AVAILABLE DATA:
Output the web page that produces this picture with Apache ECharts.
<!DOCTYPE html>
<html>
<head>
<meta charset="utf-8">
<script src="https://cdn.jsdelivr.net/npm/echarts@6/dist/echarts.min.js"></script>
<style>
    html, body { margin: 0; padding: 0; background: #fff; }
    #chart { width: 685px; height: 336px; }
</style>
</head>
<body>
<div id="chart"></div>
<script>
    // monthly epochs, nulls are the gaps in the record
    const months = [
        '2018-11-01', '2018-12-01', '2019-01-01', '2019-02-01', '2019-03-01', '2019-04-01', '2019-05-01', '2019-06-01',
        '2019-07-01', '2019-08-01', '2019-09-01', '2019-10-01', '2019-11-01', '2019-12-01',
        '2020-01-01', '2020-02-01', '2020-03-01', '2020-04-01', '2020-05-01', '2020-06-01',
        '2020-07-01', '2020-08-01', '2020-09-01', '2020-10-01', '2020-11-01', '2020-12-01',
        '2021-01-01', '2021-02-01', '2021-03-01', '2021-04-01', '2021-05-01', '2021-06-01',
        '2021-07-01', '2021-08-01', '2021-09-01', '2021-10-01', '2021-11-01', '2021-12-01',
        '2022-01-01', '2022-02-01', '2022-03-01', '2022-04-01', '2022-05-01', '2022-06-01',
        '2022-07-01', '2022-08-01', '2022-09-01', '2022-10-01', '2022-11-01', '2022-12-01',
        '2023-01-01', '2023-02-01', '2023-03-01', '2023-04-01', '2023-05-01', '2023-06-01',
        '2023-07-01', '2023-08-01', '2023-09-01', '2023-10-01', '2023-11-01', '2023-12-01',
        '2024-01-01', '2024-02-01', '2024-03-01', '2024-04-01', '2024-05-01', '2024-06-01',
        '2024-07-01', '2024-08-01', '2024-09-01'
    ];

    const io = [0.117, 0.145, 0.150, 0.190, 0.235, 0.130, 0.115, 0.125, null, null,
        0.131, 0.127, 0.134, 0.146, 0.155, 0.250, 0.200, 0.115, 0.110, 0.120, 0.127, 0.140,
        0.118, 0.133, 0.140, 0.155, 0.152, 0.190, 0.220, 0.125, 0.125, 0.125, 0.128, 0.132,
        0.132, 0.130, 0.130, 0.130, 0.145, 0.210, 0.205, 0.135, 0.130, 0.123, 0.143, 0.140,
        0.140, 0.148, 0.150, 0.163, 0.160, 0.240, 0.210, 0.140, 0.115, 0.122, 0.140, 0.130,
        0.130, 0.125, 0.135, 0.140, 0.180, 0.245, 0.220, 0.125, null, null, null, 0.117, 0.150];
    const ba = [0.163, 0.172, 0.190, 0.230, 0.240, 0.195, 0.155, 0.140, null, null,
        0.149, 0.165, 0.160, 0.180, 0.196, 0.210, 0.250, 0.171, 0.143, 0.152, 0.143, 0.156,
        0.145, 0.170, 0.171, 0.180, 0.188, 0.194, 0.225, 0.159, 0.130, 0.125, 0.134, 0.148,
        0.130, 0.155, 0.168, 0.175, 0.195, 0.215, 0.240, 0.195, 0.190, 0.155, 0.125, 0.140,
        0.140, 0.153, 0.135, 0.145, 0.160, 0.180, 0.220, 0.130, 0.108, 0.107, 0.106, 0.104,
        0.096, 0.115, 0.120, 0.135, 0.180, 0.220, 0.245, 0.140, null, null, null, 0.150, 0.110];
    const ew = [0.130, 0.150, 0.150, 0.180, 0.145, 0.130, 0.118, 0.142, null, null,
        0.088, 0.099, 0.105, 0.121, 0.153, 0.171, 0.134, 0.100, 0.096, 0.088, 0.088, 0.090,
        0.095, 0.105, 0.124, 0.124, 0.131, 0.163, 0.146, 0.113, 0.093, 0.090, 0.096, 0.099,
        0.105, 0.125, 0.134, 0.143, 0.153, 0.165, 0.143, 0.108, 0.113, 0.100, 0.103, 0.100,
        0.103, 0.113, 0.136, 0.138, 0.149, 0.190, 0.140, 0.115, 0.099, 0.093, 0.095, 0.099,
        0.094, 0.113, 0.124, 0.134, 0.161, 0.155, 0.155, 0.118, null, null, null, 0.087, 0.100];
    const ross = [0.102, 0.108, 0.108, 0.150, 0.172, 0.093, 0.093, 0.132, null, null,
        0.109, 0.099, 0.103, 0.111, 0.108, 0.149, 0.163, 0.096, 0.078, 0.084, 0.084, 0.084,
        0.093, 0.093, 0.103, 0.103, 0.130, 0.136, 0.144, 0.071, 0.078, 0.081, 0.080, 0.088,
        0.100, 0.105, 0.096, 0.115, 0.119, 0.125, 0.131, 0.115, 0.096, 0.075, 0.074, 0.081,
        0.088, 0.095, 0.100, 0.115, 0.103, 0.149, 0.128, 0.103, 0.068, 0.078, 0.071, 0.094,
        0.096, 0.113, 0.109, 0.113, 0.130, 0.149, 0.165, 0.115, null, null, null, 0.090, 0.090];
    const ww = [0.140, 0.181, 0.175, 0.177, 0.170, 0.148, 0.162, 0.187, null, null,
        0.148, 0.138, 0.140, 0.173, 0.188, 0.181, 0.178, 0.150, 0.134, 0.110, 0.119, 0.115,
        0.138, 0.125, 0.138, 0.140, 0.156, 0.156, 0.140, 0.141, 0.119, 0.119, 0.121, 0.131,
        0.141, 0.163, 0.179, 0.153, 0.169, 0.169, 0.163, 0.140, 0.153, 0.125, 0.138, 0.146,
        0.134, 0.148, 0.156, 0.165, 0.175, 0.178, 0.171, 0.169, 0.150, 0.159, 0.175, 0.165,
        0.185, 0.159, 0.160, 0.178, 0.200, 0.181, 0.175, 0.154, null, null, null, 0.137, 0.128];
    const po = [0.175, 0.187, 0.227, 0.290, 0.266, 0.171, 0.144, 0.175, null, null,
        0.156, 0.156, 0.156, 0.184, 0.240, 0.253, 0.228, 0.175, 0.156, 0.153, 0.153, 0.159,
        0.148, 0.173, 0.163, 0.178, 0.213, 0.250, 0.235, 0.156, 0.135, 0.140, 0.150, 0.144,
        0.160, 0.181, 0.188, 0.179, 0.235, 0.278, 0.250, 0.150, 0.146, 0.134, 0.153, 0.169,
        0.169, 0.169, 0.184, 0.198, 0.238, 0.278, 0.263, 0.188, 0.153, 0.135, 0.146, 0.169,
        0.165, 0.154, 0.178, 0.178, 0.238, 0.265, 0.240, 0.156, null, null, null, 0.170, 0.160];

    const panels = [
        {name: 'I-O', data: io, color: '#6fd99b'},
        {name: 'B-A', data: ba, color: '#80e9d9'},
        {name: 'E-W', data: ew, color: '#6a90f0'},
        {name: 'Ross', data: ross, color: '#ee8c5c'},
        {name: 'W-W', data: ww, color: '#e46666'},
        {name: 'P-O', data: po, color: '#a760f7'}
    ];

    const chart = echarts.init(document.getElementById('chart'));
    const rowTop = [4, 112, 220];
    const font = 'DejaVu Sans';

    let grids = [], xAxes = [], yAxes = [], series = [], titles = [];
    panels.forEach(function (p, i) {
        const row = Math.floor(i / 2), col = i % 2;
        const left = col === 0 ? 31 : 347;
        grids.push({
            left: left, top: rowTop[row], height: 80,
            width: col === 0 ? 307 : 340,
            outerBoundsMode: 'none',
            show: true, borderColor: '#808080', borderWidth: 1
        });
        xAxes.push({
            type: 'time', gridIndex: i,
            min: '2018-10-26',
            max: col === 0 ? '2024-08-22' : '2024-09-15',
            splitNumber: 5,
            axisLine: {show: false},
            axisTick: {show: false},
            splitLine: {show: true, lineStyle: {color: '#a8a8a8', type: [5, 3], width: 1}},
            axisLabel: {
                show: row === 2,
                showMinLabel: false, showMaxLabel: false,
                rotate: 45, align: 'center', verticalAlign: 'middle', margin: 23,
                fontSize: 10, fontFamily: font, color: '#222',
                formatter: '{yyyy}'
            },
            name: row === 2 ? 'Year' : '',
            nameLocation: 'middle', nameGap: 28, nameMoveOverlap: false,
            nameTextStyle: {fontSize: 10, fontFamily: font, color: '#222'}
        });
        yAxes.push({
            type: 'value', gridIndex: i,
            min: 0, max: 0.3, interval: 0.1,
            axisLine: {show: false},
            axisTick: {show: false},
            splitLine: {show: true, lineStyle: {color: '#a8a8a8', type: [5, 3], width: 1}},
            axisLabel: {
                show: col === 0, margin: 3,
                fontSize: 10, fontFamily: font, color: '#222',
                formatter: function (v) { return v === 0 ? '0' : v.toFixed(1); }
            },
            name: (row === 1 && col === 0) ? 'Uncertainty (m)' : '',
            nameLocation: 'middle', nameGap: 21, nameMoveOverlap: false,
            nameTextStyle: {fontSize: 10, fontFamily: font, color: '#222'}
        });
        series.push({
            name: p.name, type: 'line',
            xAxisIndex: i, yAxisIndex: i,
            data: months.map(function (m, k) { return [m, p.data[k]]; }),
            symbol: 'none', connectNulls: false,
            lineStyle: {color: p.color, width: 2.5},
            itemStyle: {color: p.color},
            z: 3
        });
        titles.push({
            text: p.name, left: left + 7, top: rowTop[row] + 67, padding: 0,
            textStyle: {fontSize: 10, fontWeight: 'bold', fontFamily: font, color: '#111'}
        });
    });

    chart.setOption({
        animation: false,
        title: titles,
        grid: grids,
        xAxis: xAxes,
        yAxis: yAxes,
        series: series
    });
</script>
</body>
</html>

--

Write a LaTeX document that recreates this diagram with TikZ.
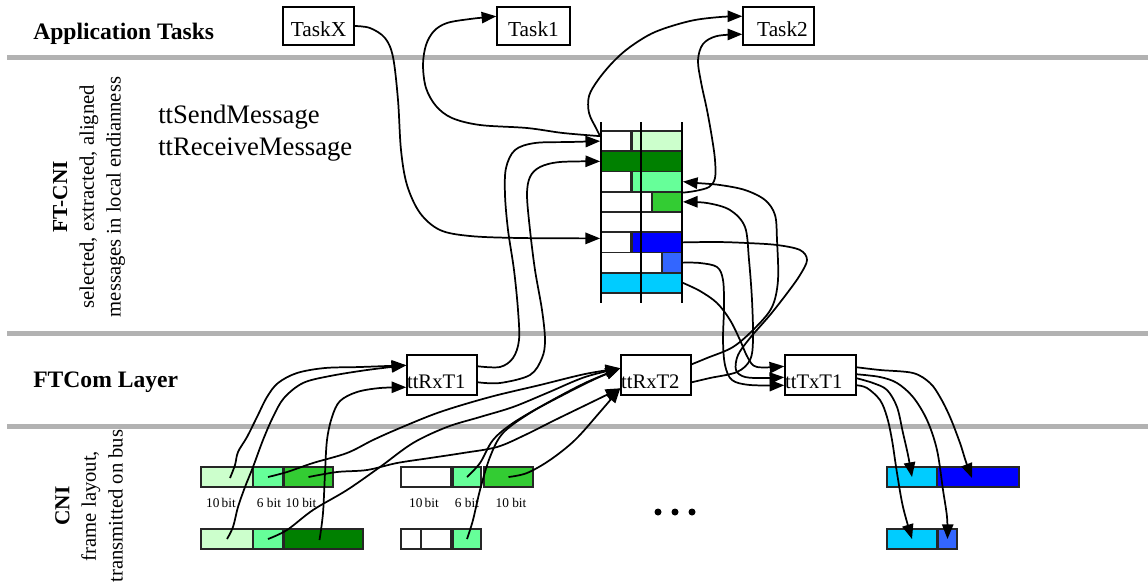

...

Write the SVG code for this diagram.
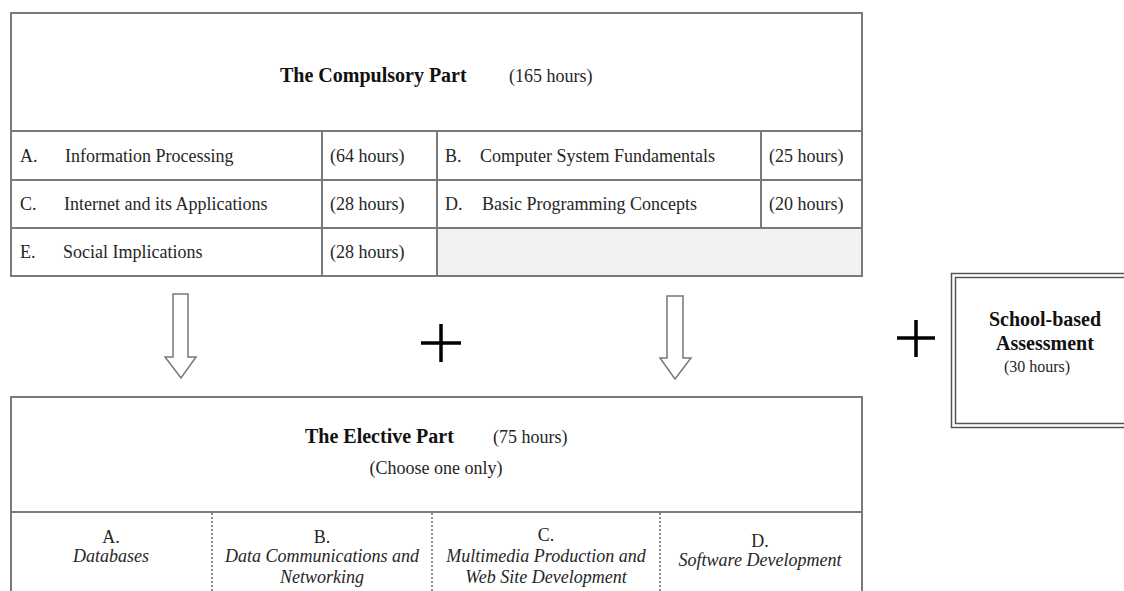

TASK OBJECTIVE: Count every line in the listing above that holds "with", then report only the count.

RESULT OF THIS EXERCISE: 2